3. «Beneath You» T7, Ep. 02

Este artículo forma parte de una Lista de los mejores episodios de Spike

No es aventurado afirmar que el segundo episodio de la última temporada de Buffy, cazavampiros se sustenta sobre su portentosa escena final, un plano americano en claroscuros firmado por Nick Marck, en el que, sobre un fondo negro se distinguen apenas un par de velas a la derecha del encuadre, mientras que, en el centro, apoyada en la silueta grisácea de una cruz, se esculpe la pálida figura de Spike, con su cabello rubio oxigenado y su espalda desnuda, punto de luz en medio de una amenazante negritud, enmarcado por virutas de humo blanco que emanan de su alabastrina piel, quemándose a su contacto con el símbolo sacro. Es una imagen tan minimalista y alegórica que resulta casi abstracta; y es que la desesperada pregunta que pronuncia un par de veces Spike («¿Ya podemos descansar?») se encarna en su propio cuerpo, que dibuja un símbolo de interrogación sobre la nada y el silencio que reinan tras el altar. ¿No va a contestar Dios a sus plegarias porque es un monstruo, un ser condenado sin remisión? ¿O no va a hacerlo porque Dios no existe? La música de Robert Duncan, que evoca a la de un réquiem, estimula nuestra compasión ante las trémulas palabras del vampiro, quien, con un deje prácticamente infantil, implora, lloroso, el perdón, primero de Buffy y luego de un indeterminado «él» (¿Su yo humano? ¿Dios?), mientras descansa su atormentado espíritu sobre el crucifijo, sin importarle que este abrase su carne.
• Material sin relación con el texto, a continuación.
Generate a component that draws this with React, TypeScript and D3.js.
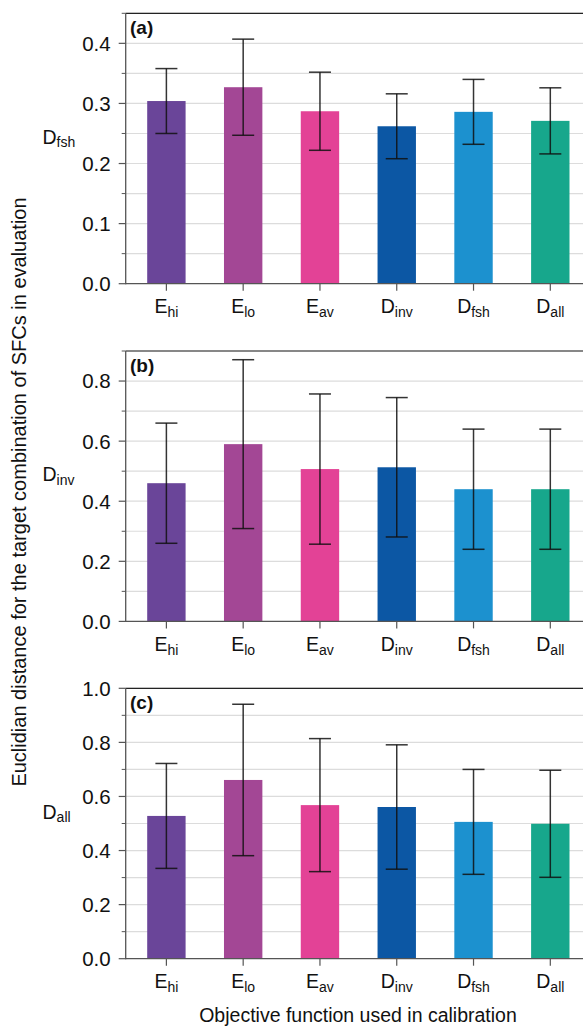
import React, { useEffect, useRef } from 'react';
import * as d3 from 'd3';

// calibration objective functions (x categories)
const catMain = ['E', 'E', 'E', 'D', 'D', 'D'];
const catSub = ['hi', 'lo', 'av', 'inv', 'fsh', 'all'];
const barColors = ['#6a4599', '#a34795', '#e34296', '#0c57a4', '#1c91cf', '#17a78c'];

// panel (a): D_fsh
const meanA = [0.304, 0.327, 0.287, 0.262, 0.286, 0.271];
const errA = [0.054, 0.080, 0.065, 0.054, 0.054, 0.055];
// panel (b): D_inv
const meanB = [0.460, 0.590, 0.507, 0.513, 0.440, 0.440];
const errB = [0.200, 0.281, 0.250, 0.232, 0.200, 0.200];
// panel (c): D_all
const meanC = [0.528, 0.661, 0.568, 0.561, 0.506, 0.499];
const errC = [0.194, 0.280, 0.246, 0.230, 0.194, 0.198];

const panelTags = ['(a)', '(b)', '(c)'];
const rowMain = ['D', 'D', 'D'];
const rowSub = ['fsh', 'inv', 'all'];
const yMaxes = [0.45, 0.9, 1.0];
const majorTicks = [
  [0, 0.1, 0.2, 0.3, 0.4],
  [0, 0.2, 0.4, 0.6, 0.8],
  [0, 0.2, 0.4, 0.6, 0.8, 1.0],
];
const minorStep = [0.05, 0.1, 0.1];

const yLabel = 'Euclidian distance for the target combination of SFCs in evaluation';
const xLabel = 'Objective function used in calibration';

const FONT = '"Liberation Sans", Arial, Helvetica, sans-serif';

const App = () => {
  const ref = useRef(null);

  useEffect(() => {
    const width = 583;
    const height = 1027;
    const left = 125.7;
    const right = 591; // axes run past the cropped image edge
    const panelTops = [13.3, 351, 688.3];
    const panelH = 270.4;

    const svg = d3.select(ref.current);
    svg.selectAll('*').remove();
    svg.attr('width', width).attr('height', height);

    const x = d3.scaleBand()
      .domain(d3.range(catSub.length).map(String))
      .range([left, right])
      .paddingInner(0.5)
      .paddingOuter(0.28);

    const allMeans = [meanA, meanB, meanC];
    const allErrs = [errA, errB, errC];

    panelTops.forEach((top, p) => {
      const bottom = top + panelH;
      const y = d3.scaleLinear().domain([0, yMaxes[p]]).range([bottom, top]);
      const g = svg.append('g');

      // grid lines at every minor step
      const gridVals = d3.range(0, yMaxes[p] + 1e-9, minorStep[p]).filter(v => v > 1e-9);
      g.selectAll('.grid')
        .data(gridVals)
        .enter().append('line')
        .attr('x1', left).attr('x2', width)
        .attr('y1', d => y(d)).attr('y2', d => y(d))
        .attr('stroke', '#dcdcdc')
        .attr('stroke-width', 1.2);

      // bars
      const data = allMeans[p].map((m, i) => ({ i, m, e: allErrs[p][i] }));
      g.selectAll('.bar')
        .data(data)
        .enter().append('rect')
        .attr('x', d => x(String(d.i)))
        .attr('width', x.bandwidth())
        .attr('y', d => y(d.m))
        .attr('height', d => bottom - y(d.m))
        .attr('fill', d => barColors[d.i]);

      // error bars
      const eb = g.selectAll('.err').data(data).enter().append('g')
        .attr('stroke', '#111')
        .attr('stroke-opacity', 0.85)
        .attr('stroke-width', 1.5);
      const cx = d => x(String(d.i)) + x.bandwidth() / 2;
      eb.append('line')
        .attr('x1', cx).attr('x2', cx)
        .attr('y1', d => y(d.m - d.e)).attr('y2', d => y(d.m + d.e));
      eb.append('line')
        .attr('x1', d => cx(d) - 11).attr('x2', d => cx(d) + 11)
        .attr('y1', d => y(d.m + d.e)).attr('y2', d => y(d.m + d.e));
      eb.append('line')
        .attr('x1', d => cx(d) - 11).attr('x2', d => cx(d) + 11)
        .attr('y1', d => y(d.m - d.e)).attr('y2', d => y(d.m - d.e));

      // spines
      g.append('line')
        .attr('x1', left).attr('x2', width).attr('y1', top).attr('y2', top)
        .attr('stroke', '#222').attr('stroke-width', 1.2);
      g.append('line')
        .attr('x1', left).attr('x2', width).attr('y1', bottom).attr('y2', bottom)
        .attr('stroke', '#555').attr('stroke-width', 1.3);
      g.append('line')
        .attr('x1', left).attr('x2', left).attr('y1', top).attr('y2', bottom + 0.6)
        .attr('stroke', '#555').attr('stroke-width', 1.3);

      // y ticks
      g.selectAll('.ytick')
        .data(majorTicks[p])
        .enter().append('line')
        .attr('x1', left - 7).attr('x2', left)
        .attr('y1', d => y(d)).attr('y2', d => y(d))
        .attr('stroke', '#555').attr('stroke-width', 1.2);
      const minorVals = gridVals.concat([0]).filter(v => !majorTicks[p].some(t => Math.abs(t - v) < 1e-6));
      g.selectAll('.yminor')
        .data(minorVals)
        .enter().append('line')
        .attr('x1', left - 4).attr('x2', left)
        .attr('y1', d => y(d)).attr('y2', d => y(d))
        .attr('stroke', '#555').attr('stroke-width', 1);
      g.selectAll('.ylab')
        .data(majorTicks[p])
        .enter().append('text')
        .attr('x', left - 15)
        .attr('y', d => y(d))
        .attr('dy', '0.36em')
        .attr('text-anchor', 'end')
        .attr('font-family', FONT)
        .attr('font-size', 20.5)
        .attr('fill', '#111')
        .text(d => d.toFixed(1));

      // x ticks and labels
      g.selectAll('.xtick')
        .data(data)
        .enter().append('line')
        .attr('x1', cx).attr('x2', cx)
        .attr('y1', bottom).attr('y2', bottom + 7)
        .attr('stroke', '#555').attr('stroke-width', 1.2);
      const xl = g.selectAll('.xlab')
        .data(data)
        .enter().append('text')
        .attr('x', cx)
        .attr('y', bottom + 29.6)
        .attr('text-anchor', 'middle')
        .attr('font-family', FONT)
        .attr('font-size', 19.5)
        .attr('fill', '#111');
      xl.append('tspan').text(d => catMain[d.i]);
      xl.append('tspan').attr('font-size', 14).attr('dy', 3.5).text(d => catSub[d.i]);

      // panel tag
      g.append('text')
        .attr('x', 130).attr('y', top + 20.5)
        .attr('font-family', FONT)
        .attr('font-size', 19)
        .attr('font-weight', 'bold')
        .attr('fill', '#111')
        .text(panelTags[p]);

      // row label
      const rl = g.append('text')
        .attr('x', 42.5).attr('y', top + panelH / 2 - 5)
        .attr('font-family', FONT)
        .attr('font-size', 19.5)
        .attr('fill', '#111');
      rl.append('tspan').text(rowMain[p]);
      rl.append('tspan').attr('font-size', 14).attr('dy', 3.5).text(rowSub[p]);
    });

    // shared axis titles
    svg.append('text')
      .attr('transform', 'translate(25.5, 492) rotate(-90)')
      .attr('text-anchor', 'middle')
      .attr('font-family', FONT)
      .attr('font-size', 20)
      .attr('fill', '#111')
      .text(yLabel);

    svg.append('text')
      .attr('x', 358).attr('y', 1021.5)
      .attr('text-anchor', 'middle')
      .attr('font-family', FONT)
      .attr('font-size', 19.5)
      .attr('fill', '#111')
      .text(xLabel);
  }, []);

  return (
    <svg ref={ref} style={{ position: 'absolute', left: 0, top: 0, display: 'block', background: '#fff' }} />
  );
};

export default App;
«Así que todo está bien, ¿verdad? ¿Ya podemos descansar? Buffy, ¿ya podemos descansar?»

Este instante potente y conmovedor nos permite rastrear, a partir de él, la elevada intensidad dramática con la que paulatinamente se ha ido cargando al personaje de Spike durante el capítulo, hasta culminar en su tramo final. Asustado e incoherente tras haber herido a Ronnie, Spike se desmorona ante nuestros ojos (y ante los de Buffy y Nancy), y a partir de entonces su discurso, errático y críptico, sí, pero no absurdo, no solo recuerda la amenaza que se cierne sobre Sunnydale, sino que también insinúa la ordalía por la que ha pasado él mismo esos meses. Gracias a las exuberantes líneas de diálogo que le escribe Douglas Petrie —más cercanas a la metáfora que al delirio—, asistimos a un verdadero recital interpretativo por parte de James Marsters, quien nunca como aquí prueba que en buena medida debemos a sus excelencias como actor el arrollador carisma de nuestro chupasangre favorito. Su manera de encarnar la locura de Spike, con ese toque irónico y exaltado que forma parte de su personalidad, evoca claramente a Hamlet y, de hecho, desde «Lessons» hasta «Selfless», Marsters le da un lustre shakesperiano a su dicción y sus gestos, lo que dota al personaje de una nueva faceta —la trágica— que lo hace, si cabe, todavía más poliédrico. Explorar el sentido de culpa y autodesprecio de Spike, por otra parte, será una de las constantes más afortunadas de una temporada, la siete, no carente de buenas ideas, aunque en general pobremente desarrolladas. Al menos, el vampiro inglés se beneficia de la voluntad de los responsables del show de reparar su maltrecha relación con Buffy, lo que no solo da mayor complejidad al a estas alturas complejísimo Spike, sino también a la propia Buffy, quien por fin termina por aceptar sus ambiguos sentimientos hacia él. De ahí que, en la brillante secuencia de la iglesia, no sería justo obviar a Sarah Michelle Gellar, cuyas silenciosas lágrimas sintetizan a la perfección el marasmo de emociones que bulle en su pecho al descubrir el suplicio al que ha decidido someterse voluntariamente su ex amante para obtener su perdón y ser digno de su amor: asombro, piedad, espanto, culpa, rechazo, ternura... 

Desde luego, para llegar hasta este espléndido desenlace, hemos tenido que pasar por la típica trama de monstruito a batir sin la más mínima importancia; creernos que Spike sea capaz de fingir serenidad y cordura a pesar de tener la mente y el alma rotas; o cerrar los ojos a lo forzada que resulta toda la conversación entre Anya y Spike, escrita solo con el objetivo de propiciar risas y tensión en el Bronze. Ello demuestra que, sin tratarse en absoluto de uno de los mejores episodios de Buffy, cazavampiros, aun así logra salir airoso de su endeble planteamiento y de los despropósitos que se acumulan en la parte inicial de su metraje (una lamentable constante en esta temporada final), y se erige como un capítulo turbador y melancólico, en el que todos los personajes renuncian a algo, con lo que deviene una reflexión sobre la culpa, el perdón, la pérdida y el poder redentor del amor.